Dennis works as a clown at a children's pizza restaurant. All day he hears kids screaming as they jump in the ball pit and play games around the restaurant. He hates it. Two particularly obnoxious seven-year-old boys keep coming over and hitting Dennis with soft toy swords that they won as prizes at the restaurant. When Dennis sees the two boys, Sam and Max, go into the bathroom, he locks them in. They bang on the door, crying for help and pleading to get out. After 15 minutes, Dennis lets them out on the condition that they promise to behave. The boys tell their parents, who are very upset. If Max sues Dennis for false imprisonment: (A) Max cannot prove the prima facie case, because he did not suffer physical harm. (B) Max cannot prove the prima facie case, because children are not aware of confinement. (C) Max can prove the prima facie case, only if his parent's distress counts as harm. (D) Max can prove the prima facie case, whether or not the crying counts as physical harm.

(D) Rationale: To answer this question, first consider each element of the prima facie case for false imprisonment. Dennis acted by locking the door. Dennis intended to confine Sam and Max to the boundaries of the bathroom. Sam and Max were not allowed out for 15 minutes, showing actual confinement. Finally, Sam and Max were conscious of the confinement; they were crying and asking to get out. There seems no question Max (and Sam) can prove the tortious conduct portion of the prima facie case. Choice A is wrong: It is not necessary to prove physical harm if the plaintiff can prove consciousness of the confinement. Choice B is incorrect because though there may be very small infants who are unaware of their confinement, on these facts Max was well aware of his confinement as indicated by his crying and pleading. Choice C is wrong because what Max's parents suffered is irrelevant. It is enough that Max himself has suffered this dignitary and emotional harm to be entitled to compensation for false imprisonment. Choice D is correct: Max can recover even without physical harm because of his awareness of the confinement.

Tina is very excited to take part in a Civil War reenactment taking place in Patriot Park next weekend. She takes her antique gun, unloaded, to the park for practice. She practices marching with the gun and pointing it at "the enemy." When Tina practices, she picks a secluded place in the park. Carlos suddenly rides on his bicycle right in front of Tina as Tina picks up the gun and holds it out for practice against her imaginary opponent. Carlos becomes very afraid he was going to be shot and he nearly crashes his bike. Carlos sues Tina for the tort of assault. Can Carlos make out the the prima facie case for assault? (A) Yes, because contact is not required for an assault. (B) Yes, unless Carlos's bike actually crashed. (C) No, because Tina did not act. (D) No, because Tina did not have the requisite intent.
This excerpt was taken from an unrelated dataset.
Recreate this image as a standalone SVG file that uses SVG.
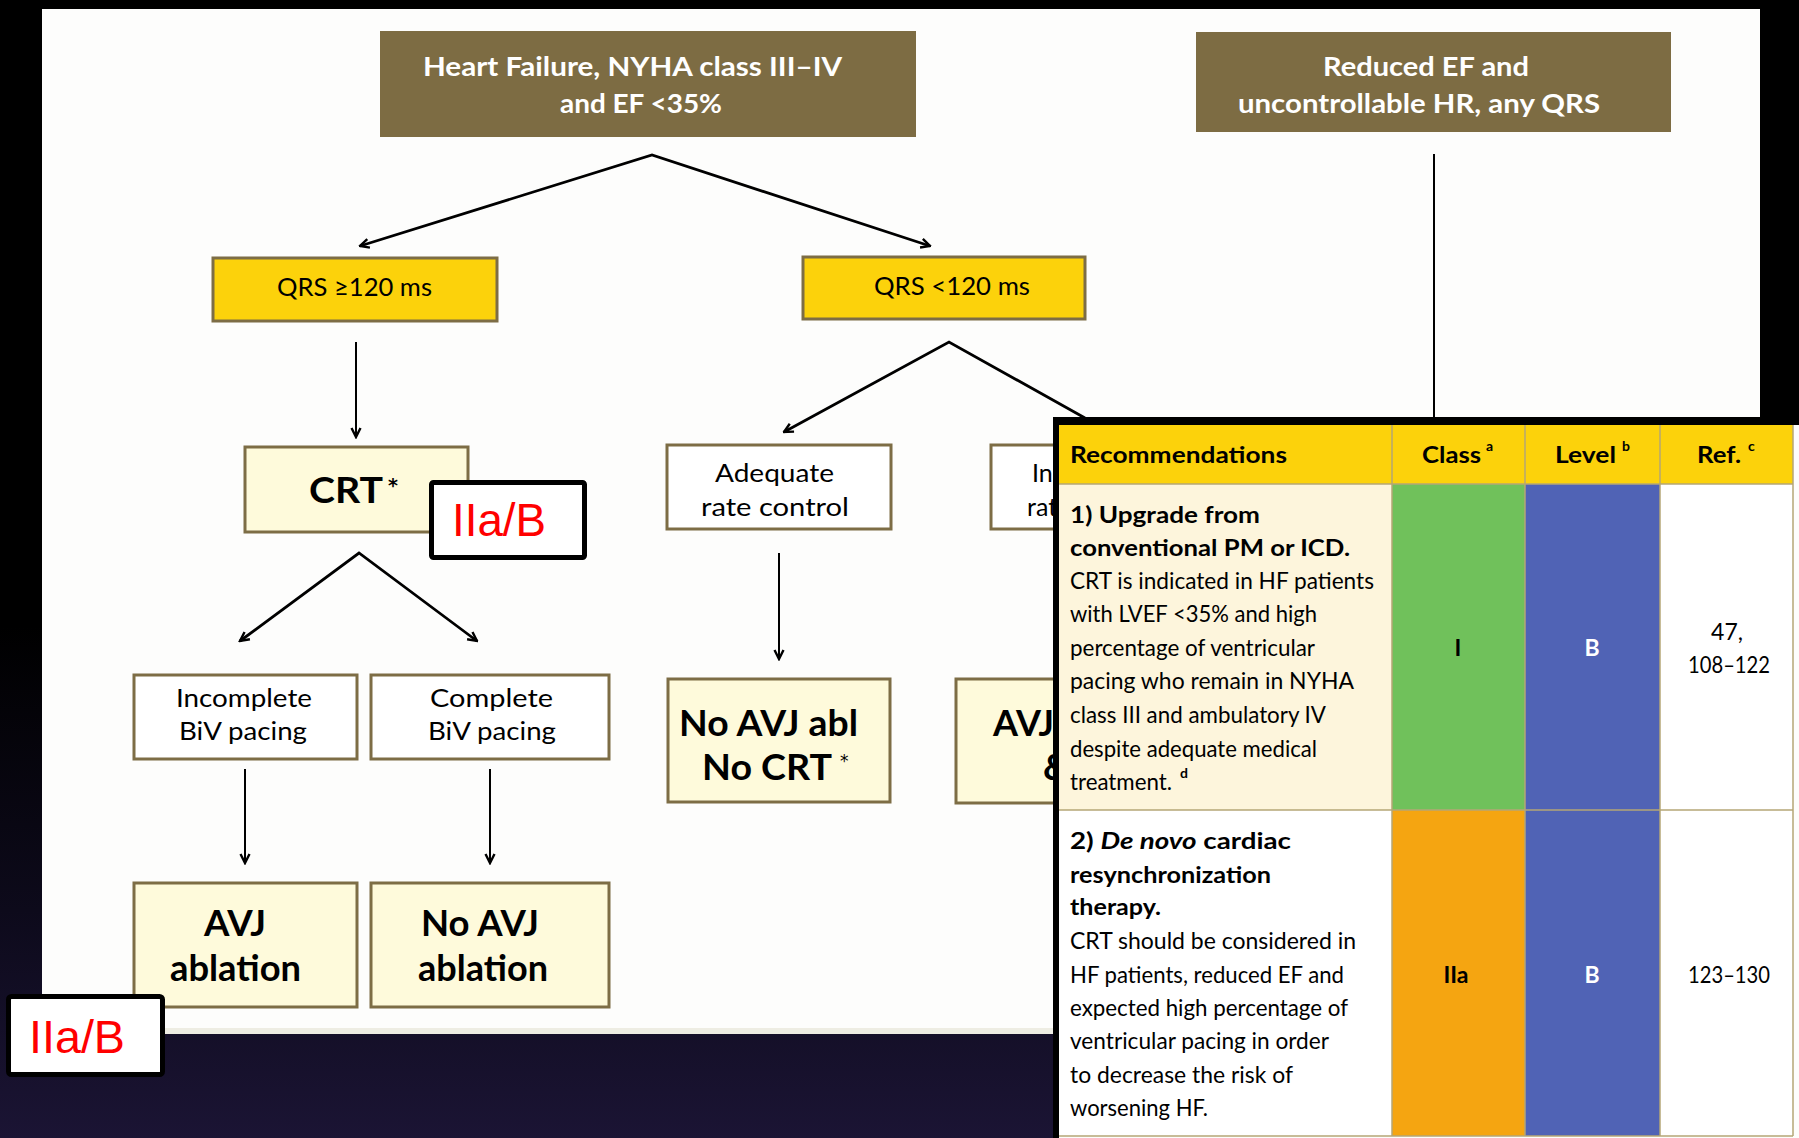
<svg xmlns="http://www.w3.org/2000/svg" width="1799" height="1138" viewBox="0 0 1799 1138">
<defs>
<linearGradient id="bg" x1="0" y1="0" x2="0" y2="1">
<stop offset="0" stop-color="#000000"/>
<stop offset="0.55" stop-color="#000000"/>
<stop offset="0.8" stop-color="#0d0a1b"/>
<stop offset="1" stop-color="#1b1434"/>
</linearGradient>
<clipPath id="underTable"><rect x="0" y="0" width="1053" height="1138"/></clipPath>
<marker id="arr" viewBox="0 0 12 12" refX="10.5" refY="6" markerWidth="12" markerHeight="12" markerUnits="userSpaceOnUse" orient="auto-start-reverse">
<path d="M1.5,1.5 L10.5,6 L1.5,10.5" fill="none" stroke="#000" stroke-width="2.4"/>
</marker>
<style>
.f{font-family:"DejaVu Sans",Lato,sans-serif}
.brown{fill:#7d6c43}
.gold{fill:#fcd20b;stroke:#7d6d45;stroke-width:3}
.cream{fill:#fefadb;stroke:#7d6d45;stroke-width:3}
.white{fill:#ffffff;stroke:#7d6d45;stroke-width:3}
.badge{fill:#ffffff;stroke:#000;stroke-width:5}
.ht{font-family:Lato,"Noto Sans",sans-serif;font-weight:700;font-size:27px;fill:#ffffff}
.lab{font-family:Lato,"Noto Sans",sans-serif;font-size:25px;fill:#000}
.big{font-family:Lato,"Noto Sans",sans-serif;font-weight:700;font-size:36px;fill:#000}
.red{font-family:"Liberation Sans",Arial,sans-serif;font-size:47px;fill:#ff0000}
.conn{fill:none;stroke:#000;stroke-width:2.8}
.down{fill:none;stroke:#000;stroke-width:2}
.tb{font-family:Lato,"Noto Sans",sans-serif;font-size:23px;fill:#000}
.tbb{font-family:Lato,"Noto Sans",sans-serif;font-size:23px;font-weight:700;fill:#000}
.sup{font-family:Lato,"Noto Sans",sans-serif;font-size:14px;font-weight:700;fill:#000}
.cell{stroke:#b5a676;stroke-width:1.5}
</style>
</defs>

<rect x="0" y="0" width="1799" height="1138" fill="url(#bg)"/>
<rect x="42" y="9" width="1718" height="1025" fill="#fdfdfc"/>
<rect x="42" y="1028" width="1718" height="6" fill="#eeede3"/>

<g id="connectors">
<polyline class="conn" points="360,246 652,155 930,246" marker-start="url(#arr)" marker-end="url(#arr)"/>
<line class="down" x1="356" y1="342" x2="356" y2="437" marker-end="url(#arr)"/>
<polyline class="conn" points="784,432 949,342 1085,418" marker-start="url(#arr)"/>
<polyline class="conn" points="240,641 359,553 477,641" marker-start="url(#arr)" marker-end="url(#arr)"/>
<line class="down" x1="245" y1="769" x2="245" y2="863" marker-end="url(#arr)"/>
<line class="down" x1="490" y1="769" x2="490" y2="863" marker-end="url(#arr)"/>
<line class="down" x1="779" y1="553" x2="779" y2="659" marker-end="url(#arr)"/>
<line class="down" x1="1434" y1="154" x2="1434" y2="420"/>
</g>

<g id="node-hf">
<rect class="brown" x="380" y="31" width="536" height="106"/>
<text class="ht" x="423" y="76" textLength="419" lengthAdjust="spacingAndGlyphs">Heart Failure, NYHA class III–IV</text>
<text class="ht" x="560" y="113" textLength="162" lengthAdjust="spacingAndGlyphs">and EF &lt;35%</text>
</g>

<g id="node-reduced-ef">
<rect class="brown" x="1196" y="32" width="475" height="100"/>
<text class="ht" x="1323" y="76" textLength="206" lengthAdjust="spacingAndGlyphs">Reduced EF and</text>
<text class="ht" x="1238" y="113" textLength="362" lengthAdjust="spacingAndGlyphs">uncontrollable HR, any QRS</text>
</g>

<g id="node-qrs-wide">
<rect class="gold" x="213" y="258" width="284" height="63"/>
<text class="lab" x="277" y="296" textLength="155" lengthAdjust="spacingAndGlyphs">QRS ≥120 ms</text>
</g>

<g id="node-qrs-narrow">
<rect class="gold" x="803" y="257" width="282" height="62"/>
<text class="lab" x="874" y="295" textLength="156" lengthAdjust="spacingAndGlyphs">QRS &lt;120 ms</text>
</g>

<g id="node-crt">
<rect class="cream" x="245" y="447" width="223" height="85"/>
<text class="big" x="309" y="503" textLength="74" lengthAdjust="spacingAndGlyphs">CRT</text>
<text class="f" x="388" y="492" font-size="19" font-weight="700">*</text>
</g>

<g id="node-adequate">
<rect class="white" x="667" y="445" width="224" height="84"/>
<text class="lab" x="715" y="482" textLength="119" lengthAdjust="spacingAndGlyphs">Adequate</text>
<text class="lab" x="701" y="516" textLength="148" lengthAdjust="spacingAndGlyphs">rate control</text>
</g>

<g id="node-inadequate" clip-path="url(#underTable)">
<rect class="white" x="991" y="445" width="224" height="84"/>
<text class="lab" x="1032" y="482">In</text>
<text class="lab" x="1027" y="516">rat</text>
</g>

<g id="node-incomplete">
<rect class="white" x="134" y="675" width="223" height="84"/>
<text class="lab" x="176" y="707" textLength="136" lengthAdjust="spacingAndGlyphs">Incomplete</text>
<text class="lab" x="179" y="740" textLength="128" lengthAdjust="spacingAndGlyphs">BiV pacing</text>
</g>

<g id="node-complete">
<rect class="white" x="371" y="675" width="238" height="84"/>
<text class="lab" x="430" y="707" textLength="123" lengthAdjust="spacingAndGlyphs">Complete</text>
<text class="lab" x="428" y="740" textLength="128" lengthAdjust="spacingAndGlyphs">BiV pacing</text>
</g>

<g id="node-avj-ablation">
<rect class="cream" x="134" y="883" width="223" height="124"/>
<text class="big" x="204" y="936" textLength="62" lengthAdjust="spacingAndGlyphs">AVJ</text>
<text class="big" x="170" y="981" textLength="131" lengthAdjust="spacingAndGlyphs">ablation</text>
</g>

<g id="node-no-avj-ablation">
<rect class="cream" x="371" y="883" width="238" height="124"/>
<text class="big" x="421" y="936" textLength="118" lengthAdjust="spacingAndGlyphs">No AVJ</text>
<text class="big" x="418" y="981" textLength="130" lengthAdjust="spacingAndGlyphs">ablation</text>
</g>

<g id="node-no-avj-no-crt">
<rect class="cream" x="668" y="679" width="222" height="123"/>
<text class="big" x="679" y="736" textLength="179" lengthAdjust="spacingAndGlyphs">No AVJ abl</text>
<text class="big" x="702" y="780" textLength="130" lengthAdjust="spacingAndGlyphs">No CRT</text>
<text class="f" x="840" y="767" font-size="17">*</text>
</g>

<g id="node-avj-crt" clip-path="url(#underTable)">
<rect class="cream" x="956" y="679" width="224" height="124"/>
<text class="big" x="993" y="736">AVJ</text>
<text class="big" x="1043" y="780">&amp;</text>
</g>

<g id="badge-crt">
<rect class="badge" x="431.5" y="482.5" width="153" height="75" rx="2"/>
<text class="red" x="452" y="536" textLength="94" lengthAdjust="spacingAndGlyphs">IIa/B</text>
</g>

<g id="badge-bottom">
<rect class="badge" x="8.5" y="996.5" width="154" height="78" rx="3"/>
<text class="red" x="29" y="1053" textLength="96" lengthAdjust="spacingAndGlyphs">IIa/B</text>
</g>

<g id="table">
<rect x="1053" y="417" width="746" height="721" fill="#000"/>
<rect x="1059" y="425" width="740" height="713" fill="#fdfdfc"/>
<rect x="1059" y="425" width="734" height="59" fill="#fcd20b"/>
<rect x="1059" y="484" width="333" height="326" fill="#fdf5dc"/>
<rect x="1392" y="484" width="133" height="326" fill="#70c15b"/>
<rect x="1525" y="484" width="135" height="326" fill="#5063b5"/>
<rect x="1660" y="484" width="133" height="326" fill="#ffffff"/>
<rect x="1059" y="810" width="333" height="326" fill="#ffffff"/>
<rect x="1392" y="810" width="133" height="326" fill="#f5a511"/>
<rect x="1525" y="810" width="135" height="326" fill="#5063b5"/>
<rect x="1660" y="810" width="133" height="326" fill="#ffffff"/>
<g class="cell">
<line x1="1059" y1="484" x2="1793" y2="484"/>
<line x1="1059" y1="810" x2="1793" y2="810"/>
<line x1="1059" y1="1136" x2="1793" y2="1136"/>
<line x1="1392" y1="425" x2="1392" y2="1136"/>
<line x1="1525" y1="425" x2="1525" y2="1136"/>
<line x1="1660" y1="425" x2="1660" y2="1136"/>
<line x1="1793" y1="425" x2="1793" y2="1136"/>
</g>
<text class="tbb" x="1070" y="463" textLength="217" lengthAdjust="spacingAndGlyphs">Recommendations</text>
<text class="tbb" x="1422" y="463" textLength="59" lengthAdjust="spacingAndGlyphs">Class</text>
<text class="sup" x="1486" y="451">a</text>
<text class="tbb" x="1555" y="463" textLength="61" lengthAdjust="spacingAndGlyphs">Level</text>
<text class="sup" x="1622" y="451">b</text>
<text class="tbb" x="1697" y="463" textLength="44" lengthAdjust="spacingAndGlyphs">Ref.</text>
<text class="sup" x="1748" y="451">c</text>

<text class="tbb" x="1070" y="523" textLength="190" lengthAdjust="spacingAndGlyphs">1) Upgrade from</text>
<text class="tbb" x="1070" y="556" textLength="280" lengthAdjust="spacingAndGlyphs">conventional PM or ICD.</text>
<text class="tb" x="1070" y="589" textLength="304" lengthAdjust="spacingAndGlyphs">CRT is indicated in HF patients</text>
<text class="tb" x="1070" y="622" textLength="247" lengthAdjust="spacingAndGlyphs">with LVEF &lt;35% and high</text>
<text class="tb" x="1070" y="656" textLength="245" lengthAdjust="spacingAndGlyphs">percentage of ventricular</text>
<text class="tb" x="1070" y="689" textLength="284" lengthAdjust="spacingAndGlyphs">pacing who remain in NYHA</text>
<text class="tb" x="1070" y="723" textLength="256" lengthAdjust="spacingAndGlyphs">class III and ambulatory IV</text>
<text class="tb" x="1070" y="757" textLength="247" lengthAdjust="spacingAndGlyphs">despite adequate medical</text>
<text class="tb" x="1070" y="790" textLength="102" lengthAdjust="spacingAndGlyphs">treatment.</text>
<text class="sup" x="1180" y="778" font-weight="400">d</text>
<text class="tbb" x="1458" y="656" text-anchor="middle">I</text>
<text class="tbb" x="1592" y="656" text-anchor="middle" style="fill:#fff">B</text>
<text class="tb" x="1727" y="640" text-anchor="middle">47,</text>
<text class="tb" x="1729" y="673" text-anchor="middle" textLength="82" lengthAdjust="spacingAndGlyphs">108–122</text>

<text class="tbb" x="1070" y="849" textLength="221" lengthAdjust="spacingAndGlyphs">2) <tspan font-style="italic">De novo</tspan>  cardiac</text>
<text class="tbb" x="1070" y="883" textLength="201" lengthAdjust="spacingAndGlyphs">resynchronization</text>
<text class="tbb" x="1070" y="915" textLength="91" lengthAdjust="spacingAndGlyphs">therapy.</text>
<text class="tb" x="1070" y="949" textLength="286" lengthAdjust="spacingAndGlyphs">CRT should be considered in</text>
<text class="tb" x="1070" y="983" textLength="274" lengthAdjust="spacingAndGlyphs">HF patients, reduced EF and</text>
<text class="tb" x="1070" y="1016" textLength="278" lengthAdjust="spacingAndGlyphs">expected high percentage of</text>
<text class="tb" x="1070" y="1049" textLength="259" lengthAdjust="spacingAndGlyphs">ventricular pacing in order</text>
<text class="tb" x="1070" y="1083" textLength="223" lengthAdjust="spacingAndGlyphs">to decrease the risk of</text>
<text class="tb" x="1070" y="1116" textLength="138" lengthAdjust="spacingAndGlyphs">worsening HF.</text>
<text class="tbb" x="1456" y="983" text-anchor="middle">IIa</text>
<text class="tbb" x="1592" y="983" text-anchor="middle" style="fill:#fff">B</text>
<text class="tb" x="1729" y="983" text-anchor="middle" textLength="82" lengthAdjust="spacingAndGlyphs">123–130</text>
</g>
</svg>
(D) Rationale: When Tina held up the gun, she was certainly committing an act. It was a voluntary muscular contraction; she was not sleepwalking or responding to a reflex. For this reason, Choice C is incorrect. Though it was an act, Tina did not act with the requisite intent. When she held out the gun, she did not see anyone around. Therefore, she did not have the purpose and did not act with the knowledge that she was substantially certain to make a harmful or offensive contact with Carlos or a third person. Nor did she have the purpose or act with the knowledge that she would put Carlos or a third person in imminent apprehension of such contact. Thus, Choice D is correct. Choice A is incorrect because, though it states a correct proposition of law (contact is not required for an assault), the assault claim fails because of a lack of intent. Choice B is wrong because whether or not Carlos's bike crashed could be relevant to Carlos's cause of action for battery, not assault. It would be enough for him to be put in imminent apprehension of a harmful or offensive contact.